Inflation at 30-year high
With the annual rate of inflation hitting a 30-year high of 5.1 per cent last month, it was already getting tougher for shoppers to justify spending money on dinners out and other non-essential purchases – a situation that will only grow worse if interest rates rise, Kelly added.
“Even if sales were back closer to normal, inflation is taking a huge bite out of almost every single business line,” he said. “Business owners right now are looking to find ways of reducing their costs.”
Kelly said his organization is urging its members to trim expenses wherever they can in an effort to stay afloat. He’s also urging governments to forgive debt that small businesses have taken on through programs such as CEBA.
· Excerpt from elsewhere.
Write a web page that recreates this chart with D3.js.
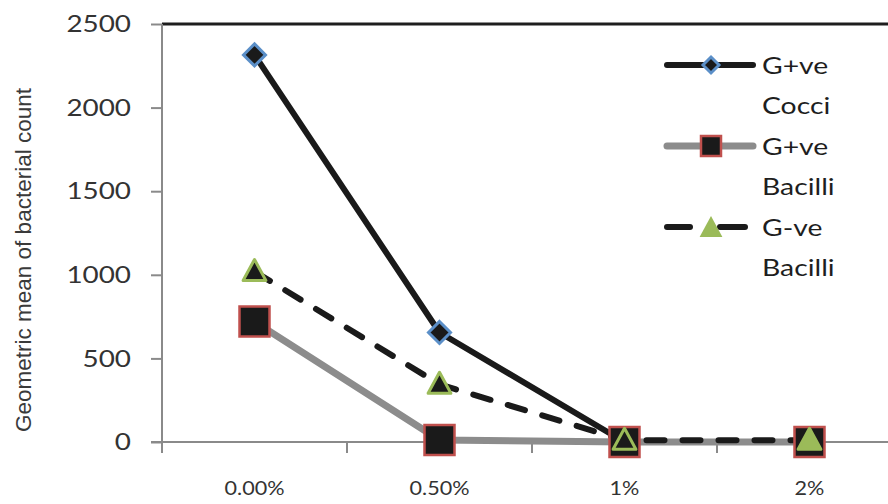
<!DOCTYPE html>
<html><head><meta charset="utf-8">
<script src="https://cdn.jsdelivr.net/npm/d3@7"></script>
<style>body{margin:0;background:#fff}svg{display:block}text{font-family:Lato,"Open Sans",sans-serif}</style>
</head><body><svg id="c" width="888" height="504"></svg>
<script>
const categories = ["0.00%", "0.50%", "1%", "2%"];
const cocci = [2315, 655, 0, 0];
const gposBacilli = [720, 12, 0, 0];
const gnegBacilli = [1020, 345, 10, 10];
const yTicks = [0, 500, 1000, 1500, 2000, 2500];
const seriesNames = [["G+ve", "Cocci"], ["G+ve", "Bacilli"], ["G-ve", "Bacilli"]];

const svg = d3.select("#c");
const x = d3.scaleBand().domain(categories).range([162, 902]);
const y = d3.scaleLinear().domain([0, 2500]).range([442, 24]);
const cx = d => x(d) + x.bandwidth() / 2;

// stretch text horizontally around its anchor point
function stretch(sel, k) {
  sel.each(function () {
    const t = d3.select(this);
    const tx = +t.attr("x") || 0, ty = +t.attr("y") || 0;
    t.attr("x", 0).attr("y", 0).attr("transform", `translate(${tx},${ty}) scale(${k},1)`);
  });
}

// top border
svg.append("line").attr("x1", 162).attr("x2", 888).attr("y1", y(2500)).attr("y2", y(2500))
  .attr("stroke", "#1e1e1e").attr("stroke-width", 3);

// y axis
const ya = svg.append("g").attr("transform", "translate(162,0)")
  .call(d3.axisLeft(y).tickValues(yTicks).tickSize(11).tickPadding(20).tickFormat(d3.format("d")));
ya.select(".domain").attr("stroke", "#8a8a8a").attr("stroke-width", 2).attr("d", `M0,${y(2500)}V${y(0) + 10}`);
ya.selectAll(".tick line").attr("stroke", "#8a8a8a").attr("stroke-width", 2);
ya.selectAll(".tick text").attr("font-size", 24).attr("fill", "#333").call(stretch, 1.16);

// x axis
const xa = svg.append("g").attr("transform", `translate(0,${y(0)})`)
  .call(d3.axisBottom(x).tickSize(0).tickPadding(39));
xa.select(".domain").attr("stroke", "#8a8a8a").attr("stroke-width", 2).attr("d", `M151,0H888`);
xa.selectAll(".tick text").attr("font-size", 20).attr("fill", "#333").call(stretch, 1.08);
xa.selectAll(".bt").data(categories.map(c => x(c)).concat([x.range()[1]])).join("line")
  .attr("x1", d => d).attr("x2", d => d).attr("y1", 0).attr("y2", 11)
  .attr("stroke", "#8a8a8a").attr("stroke-width", 2);

// y title
svg.append("text").attr("transform", "translate(31,260) rotate(-90)").attr("text-anchor", "middle")
  .style("font-family", "'Liberation Sans', Arial, sans-serif")
  .attr("font-size", 22.5).attr("fill", "#3a3a3a").text("Geometric mean of bacterial count");

const line = d3.line().x((d, i) => cx(categories[i])).y(d => y(d));

// series lines
svg.append("path").datum(cocci).attr("d", line).attr("fill", "none").attr("stroke", "#1a1a1a")
  .attr("stroke-width", 6).attr("stroke-linecap", "round").attr("stroke-linejoin", "round");
svg.append("path").datum(gposBacilli).attr("d", line).attr("fill", "none").attr("stroke", "#8c8c8c")
  .attr("stroke-width", 7).attr("stroke-linecap", "round").attr("stroke-linejoin", "round");
svg.append("path").datum(gnegBacilli).attr("d", line).attr("fill", "none").attr("stroke", "#1a1a1a")
  .attr("stroke-width", 6).attr("stroke-linecap", "round").attr("stroke-dasharray", "18,18");

const diamond = s => `M0,${-s}L${s},0L0,${s}L${-s},0Z`;
const square = s => `M${-s},${-s}H${s}V${s}H${-s}Z`;
const tri = s => `M0,${-s}L${s * 0.95},${s * 0.75}L${-s * 0.95},${s * 0.75}Z`;

// markers
svg.selectAll(".mc").data(cocci).join("path").attr("transform", (d, i) => `translate(${cx(categories[i])},${y(d)})`)
  .attr("d", diamond(11)).attr("fill", "#1a1a1a").attr("stroke", "#5b8fc8").attr("stroke-width", 3);
svg.selectAll(".ms").data(gposBacilli).join("path").attr("transform", (d, i) => `translate(${cx(categories[i])},${y(d)})`)
  .attr("d", square(15)).attr("fill", "#1a1a1a").attr("stroke", "#c0504d").attr("stroke-width", 2.5);
svg.selectAll(".mt").data(gnegBacilli).join("path").attr("transform", (d, i) => `translate(${cx(categories[i])},${y(d)})`)
  .attr("d", tri(12)).attr("fill", (d, i) => i === categories.length - 1 ? "#9bbb59" : "#1a1a1a")
  .attr("stroke", "#9bbb59").attr("stroke-width", 3).attr("stroke-linejoin", "round");

// legend
const lg = svg.append("g");
const rows = [65, 146, 227];
lg.append("line").attr("x1", 667).attr("x2", 753).attr("y1", rows[0]).attr("y2", rows[0])
  .attr("stroke", "#1a1a1a").attr("stroke-width", 6).attr("stroke-linecap", "round");
lg.append("path").attr("transform", `translate(711,${rows[0]})`).attr("d", diamond(8))
  .attr("fill", "#1a1a1a").attr("stroke", "#5b8fc8").attr("stroke-width", 3);
lg.append("line").attr("x1", 667).attr("x2", 753).attr("y1", rows[1]).attr("y2", rows[1])
  .attr("stroke", "#8c8c8c").attr("stroke-width", 7).attr("stroke-linecap", "round");
lg.append("path").attr("transform", `translate(711,${rows[1]})`).attr("d", square(10))
  .attr("fill", "#1a1a1a").attr("stroke", "#c0504d").attr("stroke-width", 2.5);
[[667, 690], [720, 745]].forEach(s => lg.append("line").attr("x1", s[0]).attr("x2", s[1])
  .attr("y1", rows[2]).attr("y2", rows[2])
  .attr("stroke", "#1a1a1a").attr("stroke-width", 6).attr("stroke-linecap", "round"));
lg.append("path").attr("transform", `translate(711,${rows[2] + 1})`).attr("d", tri(12))
  .attr("fill", "#9bbb59");
seriesNames.forEach((n, i) => {
  lg.append("text").attr("x", 762).attr("y", rows[i] + 9).attr("font-size", 24).attr("fill", "#1e1e1e").text(n[0]).call(stretch, 1.18);
  lg.append("text").attr("x", 762).attr("y", rows[i] + 49).attr("font-size", 24).attr("fill", "#1e1e1e").text(n[1]).call(stretch, 1.18);
});
</script></body></html>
“The more governments can do to lift some of the debt that businesses have inherited, the more of them that will be able to survive,” Kelly said.
“The more governments can do to lift some of the debt that businesses have inherited, the more of them that will be able to survive.”
Meanwhile, he said Ontario businesses are greeting the end of the province’s vaccine certificate system on Tuesday with a mix of “worry that we’ve seen this movie before” and “nervous optimism that we finally are putting the worst of the restrictions behind us.”
Kelly said that while he’s pleased to see governments easing public health measures, he believes it could be some time before many Canadians who’ve had the jab feel comfortable mingling with unvaccinated shoppers and diners.
“I don’t think anybody’s taking for granted the challenge that we have in restoring consumer confidence,” he said. “Because even with restrictions lifting, there are still thousands and thousands of people that will opt to stay at home.”
Kelly estimated about “one in a hundred” Ontario businesses will likely maintain proof-of-vaccine requirements even after they are no longer legally required to do so.
“There’s no question even some that will eliminate it will be worried about losing some customers that will feel nervous about being in a restaurant or a movie theatre with unvaccinated people,” he added. “I think there’s been a fear factor that’s been created.”
Kelly said governments need to consider extending relief programs for hard-hit businesses, and his organization is calling on public health officials to “shift their messaging” to a “live-with-COVID strategy” in a bid to help restore consumer confidence.
Businesses “need to get back to normal sales super fast if they’re going to have a hope of trying to survive the year,” he said.